====== DATASET EXCERPT
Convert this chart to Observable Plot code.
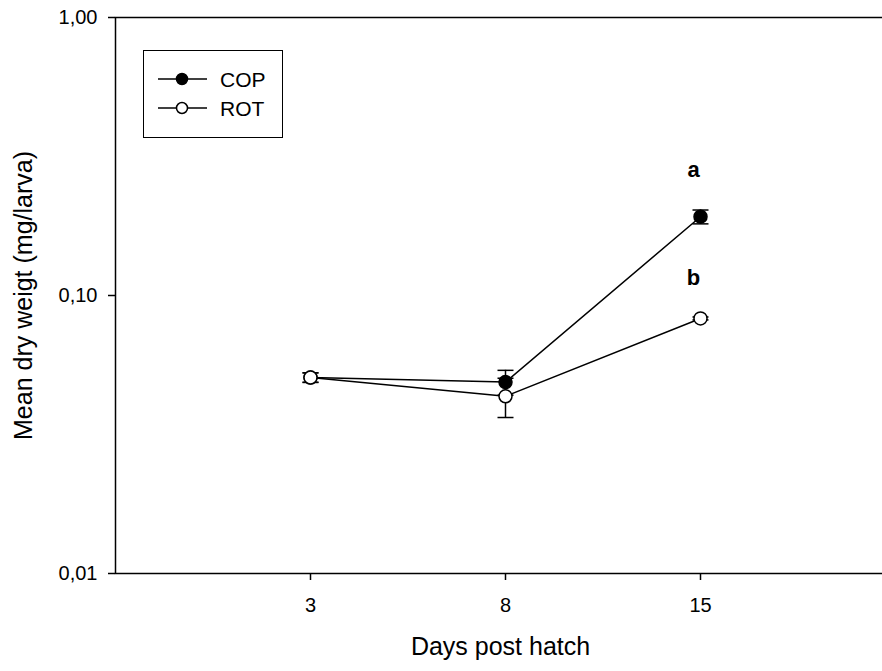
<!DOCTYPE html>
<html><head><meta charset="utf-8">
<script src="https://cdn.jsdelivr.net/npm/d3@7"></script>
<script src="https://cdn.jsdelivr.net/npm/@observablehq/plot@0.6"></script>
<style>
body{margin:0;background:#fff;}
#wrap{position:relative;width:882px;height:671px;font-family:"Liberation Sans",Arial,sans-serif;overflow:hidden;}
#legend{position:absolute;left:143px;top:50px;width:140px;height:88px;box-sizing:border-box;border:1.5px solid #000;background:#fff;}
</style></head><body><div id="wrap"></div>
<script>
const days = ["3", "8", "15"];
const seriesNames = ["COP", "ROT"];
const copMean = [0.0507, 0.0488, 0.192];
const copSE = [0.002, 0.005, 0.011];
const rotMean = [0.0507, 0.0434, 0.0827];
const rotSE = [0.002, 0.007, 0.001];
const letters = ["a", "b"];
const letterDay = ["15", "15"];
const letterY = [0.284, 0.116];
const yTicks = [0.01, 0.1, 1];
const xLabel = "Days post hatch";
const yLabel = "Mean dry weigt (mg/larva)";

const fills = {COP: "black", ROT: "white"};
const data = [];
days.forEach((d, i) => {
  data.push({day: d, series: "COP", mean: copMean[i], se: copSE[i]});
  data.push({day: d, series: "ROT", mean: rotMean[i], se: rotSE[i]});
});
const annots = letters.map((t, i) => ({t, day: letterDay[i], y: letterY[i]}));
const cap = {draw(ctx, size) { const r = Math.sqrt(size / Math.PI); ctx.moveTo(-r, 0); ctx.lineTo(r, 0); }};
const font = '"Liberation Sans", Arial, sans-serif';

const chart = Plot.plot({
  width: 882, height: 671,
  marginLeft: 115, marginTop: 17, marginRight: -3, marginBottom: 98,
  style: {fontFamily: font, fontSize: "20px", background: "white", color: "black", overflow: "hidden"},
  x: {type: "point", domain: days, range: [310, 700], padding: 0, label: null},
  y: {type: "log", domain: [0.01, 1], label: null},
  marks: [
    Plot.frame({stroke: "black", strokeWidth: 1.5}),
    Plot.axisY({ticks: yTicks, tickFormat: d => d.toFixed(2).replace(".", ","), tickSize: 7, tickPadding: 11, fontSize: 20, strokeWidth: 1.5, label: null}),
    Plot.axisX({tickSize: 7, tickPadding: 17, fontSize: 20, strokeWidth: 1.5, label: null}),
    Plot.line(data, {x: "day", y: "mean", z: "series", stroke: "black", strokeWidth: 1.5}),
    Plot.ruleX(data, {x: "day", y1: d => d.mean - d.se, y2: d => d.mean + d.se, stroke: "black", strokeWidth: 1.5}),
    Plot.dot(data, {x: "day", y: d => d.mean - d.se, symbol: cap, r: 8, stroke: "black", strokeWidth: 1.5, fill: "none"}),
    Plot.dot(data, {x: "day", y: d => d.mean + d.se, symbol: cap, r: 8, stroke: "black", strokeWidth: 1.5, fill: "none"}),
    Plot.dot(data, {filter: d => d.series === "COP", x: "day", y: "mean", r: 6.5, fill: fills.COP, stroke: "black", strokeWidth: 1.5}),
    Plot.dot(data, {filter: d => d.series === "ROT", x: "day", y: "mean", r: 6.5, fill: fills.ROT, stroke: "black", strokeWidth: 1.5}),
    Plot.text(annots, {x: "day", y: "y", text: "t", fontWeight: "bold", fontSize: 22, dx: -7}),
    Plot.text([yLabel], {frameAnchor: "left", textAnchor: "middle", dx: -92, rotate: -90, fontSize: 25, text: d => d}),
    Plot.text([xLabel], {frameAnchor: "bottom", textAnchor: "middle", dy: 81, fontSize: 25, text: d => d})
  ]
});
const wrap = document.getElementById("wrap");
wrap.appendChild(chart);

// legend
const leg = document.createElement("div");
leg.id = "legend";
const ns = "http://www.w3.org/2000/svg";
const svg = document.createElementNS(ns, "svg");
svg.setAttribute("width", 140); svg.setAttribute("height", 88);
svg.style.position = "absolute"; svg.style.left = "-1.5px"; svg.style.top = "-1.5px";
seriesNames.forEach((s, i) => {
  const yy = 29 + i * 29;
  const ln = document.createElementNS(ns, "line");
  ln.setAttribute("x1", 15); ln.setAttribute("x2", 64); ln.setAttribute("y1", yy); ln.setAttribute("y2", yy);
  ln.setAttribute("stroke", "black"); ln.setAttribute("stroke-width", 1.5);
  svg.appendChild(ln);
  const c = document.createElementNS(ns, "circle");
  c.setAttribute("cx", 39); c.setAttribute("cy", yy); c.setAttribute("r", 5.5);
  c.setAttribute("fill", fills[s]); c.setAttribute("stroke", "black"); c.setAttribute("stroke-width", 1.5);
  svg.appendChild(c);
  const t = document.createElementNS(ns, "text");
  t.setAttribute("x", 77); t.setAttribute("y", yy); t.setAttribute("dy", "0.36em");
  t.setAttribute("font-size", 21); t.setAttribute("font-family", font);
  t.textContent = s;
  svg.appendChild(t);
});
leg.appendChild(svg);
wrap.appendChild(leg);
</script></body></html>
============
**INSTRUCTIONS FOR THE TASK**
Write the lines above out again exactly, without any of their pictures.

**COMPLETE OUTPUT**
Convert this chart to Observable Plot code.
<!DOCTYPE html>
<html><head><meta charset="utf-8">
<script src="https://cdn.jsdelivr.net/npm/d3@7"></script>
<script src="https://cdn.jsdelivr.net/npm/@observablehq/plot@0.6"></script>
<style>
body{margin:0;background:#fff;}
#wrap{position:relative;width:882px;height:671px;font-family:"Liberation Sans",Arial,sans-serif;overflow:hidden;}
#legend{position:absolute;left:143px;top:50px;width:140px;height:88px;box-sizing:border-box;border:1.5px solid #000;background:#fff;}
</style></head><body><div id="wrap"></div>
<script>
const days = ["3", "8", "15"];
const seriesNames = ["COP", "ROT"];
const copMean = [0.0507, 0.0488, 0.192];
const copSE = [0.002, 0.005, 0.011];
const rotMean = [0.0507, 0.0434, 0.0827];
const rotSE = [0.002, 0.007, 0.001];
const letters = ["a", "b"];
const letterDay = ["15", "15"];
const letterY = [0.284, 0.116];
const yTicks = [0.01, 0.1, 1];
const xLabel = "Days post hatch";
const yLabel = "Mean dry weigt (mg/larva)";

const fills = {COP: "black", ROT: "white"};
const data = [];
days.forEach((d, i) => {
  data.push({day: d, series: "COP", mean: copMean[i], se: copSE[i]});
  data.push({day: d, series: "ROT", mean: rotMean[i], se: rotSE[i]});
});
const annots = letters.map((t, i) => ({t, day: letterDay[i], y: letterY[i]}));
const cap = {draw(ctx, size) { const r = Math.sqrt(size / Math.PI); ctx.moveTo(-r, 0); ctx.lineTo(r, 0); }};
const font = '"Liberation Sans", Arial, sans-serif';

const chart = Plot.plot({
  width: 882, height: 671,
  marginLeft: 115, marginTop: 17, marginRight: -3, marginBottom: 98,
  style: {fontFamily: font, fontSize: "20px", background: "white", color: "black", overflow: "hidden"},
  x: {type: "point", domain: days, range: [310, 700], padding: 0, label: null},
  y: {type: "log", domain: [0.01, 1], label: null},
  marks: [
    Plot.frame({stroke: "black", strokeWidth: 1.5}),
    Plot.axisY({ticks: yTicks, tickFormat: d => d.toFixed(2).replace(".", ","), tickSize: 7, tickPadding: 11, fontSize: 20, strokeWidth: 1.5, label: null}),
    Plot.axisX({tickSize: 7, tickPadding: 17, fontSize: 20, strokeWidth: 1.5, label: null}),
    Plot.line(data, {x: "day", y: "mean", z: "series", stroke: "black", strokeWidth: 1.5}),
    Plot.ruleX(data, {x: "day", y1: d => d.mean - d.se, y2: d => d.mean + d.se, stroke: "black", strokeWidth: 1.5}),
    Plot.dot(data, {x: "day", y: d => d.mean - d.se, symbol: cap, r: 8, stroke: "black", strokeWidth: 1.5, fill: "none"}),
    Plot.dot(data, {x: "day", y: d => d.mean + d.se, symbol: cap, r: 8, stroke: "black", strokeWidth: 1.5, fill: "none"}),
    Plot.dot(data, {filter: d => d.series === "COP", x: "day", y: "mean", r: 6.5, fill: fills.COP, stroke: "black", strokeWidth: 1.5}),
    Plot.dot(data, {filter: d => d.series === "ROT", x: "day", y: "mean", r: 6.5, fill: fills.ROT, stroke: "black", strokeWidth: 1.5}),
    Plot.text(annots, {x: "day", y: "y", text: "t", fontWeight: "bold", fontSize: 22, dx: -7}),
    Plot.text([yLabel], {frameAnchor: "left", textAnchor: "middle", dx: -92, rotate: -90, fontSize: 25, text: d => d}),
    Plot.text([xLabel], {frameAnchor: "bottom", textAnchor: "middle", dy: 81, fontSize: 25, text: d => d})
  ]
});
const wrap = document.getElementById("wrap");
wrap.appendChild(chart);

// legend
const leg = document.createElement("div");
leg.id = "legend";
const ns = "http://www.w3.org/2000/svg";
const svg = document.createElementNS(ns, "svg");
svg.setAttribute("width", 140); svg.setAttribute("height", 88);
svg.style.position = "absolute"; svg.style.left = "-1.5px"; svg.style.top = "-1.5px";
seriesNames.forEach((s, i) => {
  const yy = 29 + i * 29;
  const ln = document.createElementNS(ns, "line");
  ln.setAttribute("x1", 15); ln.setAttribute("x2", 64); ln.setAttribute("y1", yy); ln.setAttribute("y2", yy);
  ln.setAttribute("stroke", "black"); ln.setAttribute("stroke-width", 1.5);
  svg.appendChild(ln);
  const c = document.createElementNS(ns, "circle");
  c.setAttribute("cx", 39); c.setAttribute("cy", yy); c.setAttribute("r", 5.5);
  c.setAttribute("fill", fills[s]); c.setAttribute("stroke", "black"); c.setAttribute("stroke-width", 1.5);
  svg.appendChild(c);
  const t = document.createElementNS(ns, "text");
  t.setAttribute("x", 77); t.setAttribute("y", yy); t.setAttribute("dy", "0.36em");
  t.setAttribute("font-size", 21); t.setAttribute("font-family", font);
  t.textContent = s;
  svg.appendChild(t);
});
leg.appendChild(svg);
wrap.appendChild(leg);
</script></body></html>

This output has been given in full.